#### Your instructions
Collect each line containing "chart".

#### Collected material

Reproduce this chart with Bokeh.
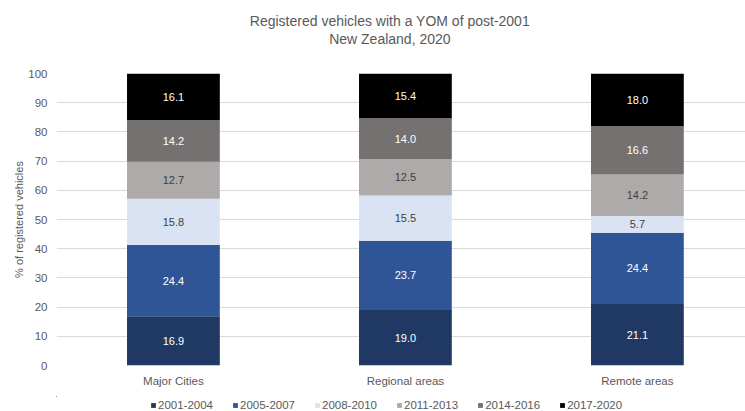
from bokeh.plotting import figure
from bokeh.models import (ColumnDataSource, Range1d, FixedTicker, Legend, LegendItem, Label)
from bokeh.layouts import column
from bokeh.core.properties import value
from bokeh.embed import file_html
from bokeh.resources import INLINE

categories = ["Major Cities", "Regional areas", "Remote areas"]
series_names = ["2001-2004", "2005-2007", "2008-2010", "2011-2013", "2014-2016", "2017-2020"]
s_2001_2004 = [16.9, 19.0, 21.1]
s_2005_2007 = [24.4, 23.7, 24.4]
s_2008_2010 = [15.8, 15.5, 5.7]
s_2011_2013 = [12.7, 12.5, 14.2]
s_2014_2016 = [14.2, 14.0, 16.6]
s_2017_2020 = [16.1, 15.4, 18.0]
y_ticks = [0, 10, 20, 30, 40, 50, 60, 70, 80, 90, 100]
title_line1 = "Registered vehicles with a YOM of post-2001"
title_line2 = "New Zealand, 2020"
y_label = "% of registered vehicles"

series_values = [s_2001_2004, s_2005_2007, s_2008_2010, s_2011_2013, s_2014_2016, s_2017_2020]
colors = ["#1f3864", "#2f5597", "#dae3f3", "#aeaaaa", "#767171", "#000000"]
label_colors = ["#ffffff", "#ffffff", "#404040", "#404040", "#ffffff", "#ffffff"]

FONT = "Liberation Sans"
GREY = "#595959"

xs = list(range(len(categories)))
data = {"x": xs}
for name, vals in zip(series_names, series_values):
    data[name] = vals
source = ColumnDataSource(data)

# ---- main chart ----
p = figure(width=745, height=346, output_backend="svg", toolbar_location=None,
           title=None,
           x_range=Range1d(-0.504, 2.466), y_range=Range1d(0, 100),
           min_border_left=56, min_border_right=0, min_border_top=23, min_border_bottom=31)
p.outline_line_color = None
p.background_fill_color = "white"
p.border_fill_color = "white"

p.vbar_stack(series_names, x="x", width=0.40, source=source,
             color=colors, line_color=None)

# value labels
lx, ly, lt, lc = [], [], [], []
for i in range(len(categories)):
    base = 0.0
    for j, vals in enumerate(series_values):
        v = vals[i]
        lx.append(xs[i])
        ly.append(base + v / 2.0)
        lt.append(f"{v:.1f}")
        lc.append(label_colors[j])
        base += v
lsrc = ColumnDataSource(dict(x=lx, y=ly, text=lt, color=lc))
p.text(x="x", y="y", text="text", source=lsrc, text_color="color",
       text_align="center", text_baseline="middle",
       text_font=value(FONT), text_font_size="11px")

# axes
p.xaxis.ticker = FixedTicker(ticks=xs)
p.xaxis.major_label_overrides = {i: c for i, c in enumerate(categories)}
p.xaxis.axis_line_color = None
p.xaxis.major_tick_line_color = None
p.xaxis.minor_tick_line_color = None
p.xaxis.major_tick_out = 0
p.xaxis.minor_tick_out = 0
p.xaxis.major_label_standoff = 9
p.xaxis.major_label_text_font = FONT
p.xaxis.major_label_text_font_size = "11.5px"
p.xaxis.major_label_text_color = GREY

p.yaxis.ticker = FixedTicker(ticks=y_ticks)
p.yaxis.axis_line_color = None
p.yaxis.major_tick_line_color = None
p.yaxis.minor_tick_line_color = None
p.yaxis.major_tick_out = 0
p.yaxis.minor_tick_out = 0
p.yaxis.major_label_standoff = 9
p.yaxis.major_label_text_font = FONT
p.yaxis.major_label_text_font_size = "11.5px"
p.yaxis.major_label_text_color = GREY
p.yaxis.axis_label = y_label
p.yaxis.axis_label_text_font = FONT
p.yaxis.axis_label_text_font_size = "11px"
p.yaxis.axis_label_text_font_style = "normal"
p.yaxis.axis_label_text_color = GREY
p.yaxis.axis_label_standoff = 0

p.xgrid.grid_line_color = None
p.ygrid.grid_line_color = "#d9d9d9"
p.ygrid.grid_line_width = 1

# ---- title strip ----
p0 = figure(width=745, height=50, output_backend="svg", toolbar_location=None,
            title=None, x_axis_location=None, y_axis_location=None,
            x_range=p.x_range, y_range=Range1d(0, 50),
            min_border_left=0, min_border_right=0, min_border_top=0, min_border_bottom=0)
p0.outline_line_color = None
p0.xgrid.visible = False
p0.ygrid.visible = False
p0.background_fill_color = "white"
p0.border_fill_color = "white"
p0.add_layout(Label(x=0.933, y=30, text=title_line1, text_align="center",
                    text_baseline="middle", text_font=FONT, text_font_size="14px",
                    text_color=GREY))
p0.add_layout(Label(x=0.933, y=12, text=title_line2, text_align="center",
                    text_baseline="middle", text_font=FONT, text_font_size="14px",
                    text_color=GREY))

# ---- legend strip (zero-width stacked bars kept out of view; only the legend shows) ----
p2 = figure(width=745, height=15, output_backend="svg", toolbar_location=None,
            title=None, x_axis_location=None, y_axis_location=None,
            x_range=Range1d(10, 11), y_range=Range1d(-2, -1),
            min_border_left=0, min_border_right=0, min_border_top=0, min_border_bottom=0)
p2.outline_line_color = None
p2.xgrid.visible = False
p2.ygrid.visible = False
p2.background_fill_color = "white"
p2.border_fill_color = "white"
leg_renderers = p2.vbar_stack(series_names, x="x", width=0, source=source,
                              color=colors, line_color=None)
items = [LegendItem(label=n, renderers=[r]) for n, r in zip(series_names, leg_renderers)]
legend = Legend(items=items, orientation="horizontal", location=(94, 0),
                glyph_width=6, glyph_height=6, label_standoff=2, spacing=19,
                padding=0, margin=0, border_line_color=None,
                background_fill_alpha=0, label_text_font=FONT,
                label_text_font_size="11.5px", label_text_color=GREY,
                label_height=12)
p2.add_layout(legend, "center")

layout = column(p0, p, p2, spacing=0)
open("out.html", "w").write(file_html(layout, INLINE))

#### Solution to this task
Reproduce this chart with Bokeh.
# ---- main chart ----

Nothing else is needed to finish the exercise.